Le GR est également force de proposition pour les séminaires du laboratoire, et a également accueilli une chercheuse invitée à l’URMIS, Jessica Roda, pour une intervention sur des artistes juives ultra-orthodoxes en Amérique du Nord.
Projet du GR genre de l’URMIS
Le GR genre s’est construit comme un espace d’intégration des nouvelles et nouveaux membres abordant le genre dans leur recherche, et comme un espace d’échange autour des travaux en cours au sein du laboratoire, rôle qui va se poursuivre dans les prochaines années. L’objectif du groupe pour le prochain quinquennal est de poursuivre ce rôle d’espace d’échange au sein de l’URMIS, et de rendre visible cette dynamique collective à travers une ou plusieurs productions communes (journée d’étude, dossier de revue ; un podcast permettant de retracer certains parcours de recherche a aussi été envisagé).
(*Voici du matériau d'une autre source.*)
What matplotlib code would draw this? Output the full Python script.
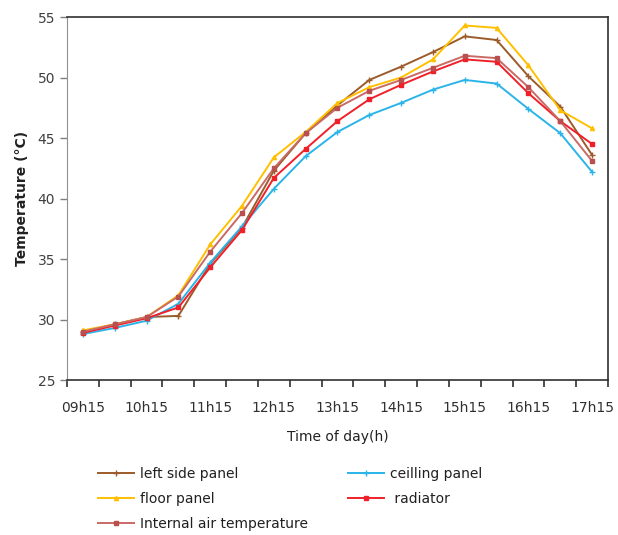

Plusieurs thématiques ont été identifiées par les membres comme étant à poursuivre plus particulièrement. Sur le plan épistémologique, c’est notamment le cas des apports des approches décoloniales et des approches queer à l’analyse des phénomènes d’imbrication entre genre et racisation. Sur le plan des terrains, c’est le cas de l’analyse de la place du genre dans les mobilisations antiracistes et/ou de l’immigration, et de la place des enjeux liés à l’origine dans les mobilisations féministes et LGBTQ+. Sur le plan des ancrages de recherche, l’objectif est aussi de travailler sur la comparaison et les circulations entre des mobilisations minoritaires aux Sud et au Nord. Enfin, sur le plan des méthodes, les échanges au sein du groupe ont abordé à plusieurs reprises les enjeux de catégorisation dans les approches qualitatives comme quantitatives, parfois d’autant plus prégnants et sensibles lorsqu’il s’agit d’évoquer des populations dominées à l’intersection de rapports de pouvoir multiples.